On November 3, 2013, the BBC reported that a trove of more
than 1500 pieces of art was found in a private stash in Munich, Germany. The medium in this instance is credible as government
organizations and the evidence is revenue office and police reports. The
sources are listed and therefore transparent. A variety of periodicals reported
on the same topic, among them are the New York Times and the Associated Press. The audience
is general rather than focused and would be any individual interested in
history, human rights or culture. According to this particular publication,
the works had been missing since the 1930s or 1940s when they were confiscated
by the Nazis around the time of the onset of the Second World War. Godfrey Barker,
an art historian interviewed for the piece; claimed
that the pieces had been labeled as ‘degenerate,’ by the Nazi forces because
they were primarily modern art. The body
of works includes creations by masters such as Chagall, Matisse, and Picasso
and the entire collection is thought to be worth in the neighborhood of 1.5
billion dollars based upon the appraisals of experts. The magazine the Force, which broke another version of
the story, argues that if the facts are confirmed the long-hidden paintings
represent the largest such finding from a single source that has ever been
located. Interestingly, the works were unintentionally stumbled upon by tax
collectors who had uncovered them hidden in darkened storage rooms at the home
of Cornelius Gurlitt.

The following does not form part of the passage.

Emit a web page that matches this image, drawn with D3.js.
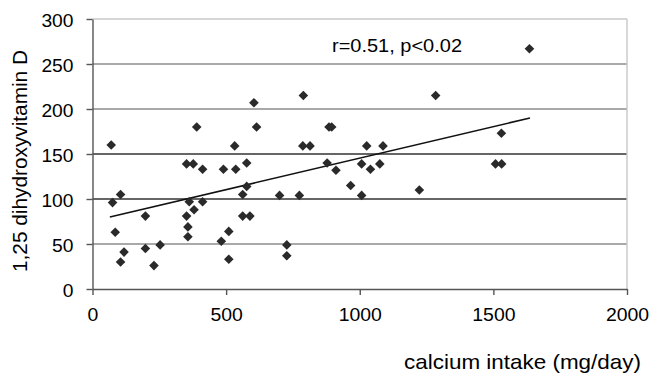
<!DOCTYPE html>
<html>
<head>
<meta charset="utf-8">
<script src="https://cdn.jsdelivr.net/npm/d3@7"></script>
<style>
  html, body { margin: 0; padding: 0; background: #fff; }
  svg { display: block; font-family: "Liberation Sans", Arial, sans-serif; }
</style>
</head>
<body>
<div id="chart"></div>
<script>
// calcium intake (mg/day)
const calciumIntake = [
  70, 75, 85, 105, 105, 118, 198, 198, 230, 253,
  352, 377, 390, 412, 352, 357, 357, 362, 380, 412,
  490, 482, 510, 510, 532, 536, 577, 562, 577, 562,
  589, 604, 614, 700, 727, 727, 774, 789, 787, 814,
  885, 895, 878, 911, 966, 1007, 1007, 1026, 1040, 1075,
  1087, 1223, 1284, 1508, 1531, 1530, 1635
];
// 1,25 dihydroxyvitamin D
const vitaminD = [
  160, 96, 63, 105, 30, 41, 81, 45, 26, 49,
  139, 139, 180, 133, 81, 69, 58, 97, 88, 97,
  133, 53, 64, 33, 159, 133, 140, 105, 114, 81,
  81, 207, 180, 104, 49, 37, 104, 215, 159, 159,
  180, 180, 140, 132, 115, 139, 104, 159, 133, 139,
  159, 110, 215, 139, 139, 173, 267
];
// regression line end points
const trendX = [65, 1637];
const trendY = [80, 190];

const xTicks = [0, 500, 1000, 1500, 2000];
const yTicks = [0, 50, 100, 150, 200, 250, 300];
const darkGrid = [100, 150];

const W = 651, H = 375;
const svg = d3.select("#chart").append("svg")
  .attr("width", W)
  .attr("height", H);

const x = d3.scaleLinear().domain([0, 2000]).range([92.5, 627]);
const y = d3.scaleLinear().domain([0, 300]).range([289, 19]);

// gridlines
svg.append("g")
  .selectAll("line")
  .data(yTicks.filter(d => d > 0))
  .join("line")
  .attr("x1", x(0))
  .attr("x2", x(2000))
  .attr("y1", d => y(d))
  .attr("y2", d => y(d))
  .attr("stroke", d => d === 300 ? "#c8c8c8" : (darkGrid.includes(d) ? "#333" : "#8c8c8c"))
  .attr("stroke-width", 1.4);

// right border
svg.append("line")
  .attr("x1", x(2000)).attr("x2", x(2000))
  .attr("y1", y(300)).attr("y2", y(0))
  .attr("stroke", "#c8c8c8")
  .attr("stroke-width", 1.4);

// y axis
const yAxis = svg.append("g")
  .attr("transform", `translate(${x(0)},0)`)
  .call(d3.axisLeft(y).tickValues(yTicks).tickFormat(d3.format("d")).tickSize(6).tickPadding(13).tickSizeOuter(0));
yAxis.select(".domain").attr("stroke", "#555").attr("stroke-width", 1.4);
yAxis.selectAll(".tick line").attr("stroke", "#555").attr("stroke-width", 1.4);
yAxis.selectAll(".tick text")
  .attr("fill", "#000")
  .attr("dy", "0.42em")
  .style("font-size", "17.5px")
  .attr("textLength", d => String(d).length * 10.7)
  .attr("lengthAdjust", "spacingAndGlyphs");

// x axis
const xAxis = svg.append("g")
  .attr("transform", `translate(0,${y(0)})`)
  .call(d3.axisBottom(x).tickValues(xTicks).tickFormat(d3.format("d")).tickSize(6).tickPadding(14).tickSizeOuter(0));
xAxis.select(".domain").attr("stroke", "#555").attr("stroke-width", 1.4);
xAxis.selectAll(".tick line").attr("stroke", "#555").attr("stroke-width", 1.4);
xAxis.selectAll(".tick text")
  .attr("fill", "#000")
  .style("font-size", "17.5px")
  .attr("textLength", d => String(d).length * 10.8)
  .attr("lengthAdjust", "spacingAndGlyphs");

// trend line
svg.append("line")
  .attr("x1", x(trendX[0])).attr("y1", y(trendY[0]))
  .attr("x2", x(trendX[1])).attr("y2", y(trendY[1]))
  .attr("stroke", "#111")
  .attr("stroke-width", 1.6);

// points
const points = calciumIntake.map((c, i) => ({ c, v: vitaminD[i] }));
svg.append("g")
  .selectAll("path")
  .data(points)
  .join("path")
  .attr("transform", d => `translate(${x(d.c)},${y(d.v)})`)
  .attr("d", "M0,-4.8L4.8,0L0,4.8L-4.8,0Z")
  .attr("fill", "#2a2a2a");

// annotation
svg.append("text")
  .attr("x", 332)
  .attr("y", 52)
  .attr("fill", "#000")
  .style("font-size", "18.5px")
  .attr("textLength", 130)
  .attr("lengthAdjust", "spacingAndGlyphs")
  .text("r=0.51, p<0.02");

// axis titles
svg.append("text")
  .attr("x", 404)
  .attr("y", 369)
  .attr("fill", "#000")
  .style("font-size", "21px")
  .attr("textLength", 237)
  .attr("lengthAdjust", "spacingAndGlyphs")
  .text("calcium intake (mg/day)");

svg.append("text")
  .attr("transform", "translate(27,161) rotate(-90)")
  .attr("text-anchor", "middle")
  .attr("fill", "#000")
  .style("font-size", "20px")
  .attr("textLength", 222)
  .attr("lengthAdjust", "spacingAndGlyphs")
  .text("1,25 dihydroxyvitamin D");
</script>
</body>
</html>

Gurlitt had inherited them from his art-dealer father;
now deceased. A warrant issued for tax evasion in 2011 had allowed authorities legal
access to his residence. The article
states that the younger Gurlitt had sold some of the historic finds privately
over the years, as he had needed the cash. The masterpieces are believed to
have been originally under the care of Paul Rosenberg, a Jewish art dealer who
had fled France in the forties. More than 200 of these works of art are
currently under police warrant for return to their rightful heirs. The academic warrant for this argument is the common understanding that these works
of art are invaluable to humanity over and above their original owners’ investment
and should be respected and protected as cultural artifacts. There is no obvious
attempt to persuade, the context is historical and this argument is
fact/evidentiary-based. There is no apparent rebuttal because it is a news report
rather than an argument. No counter-claim is offered.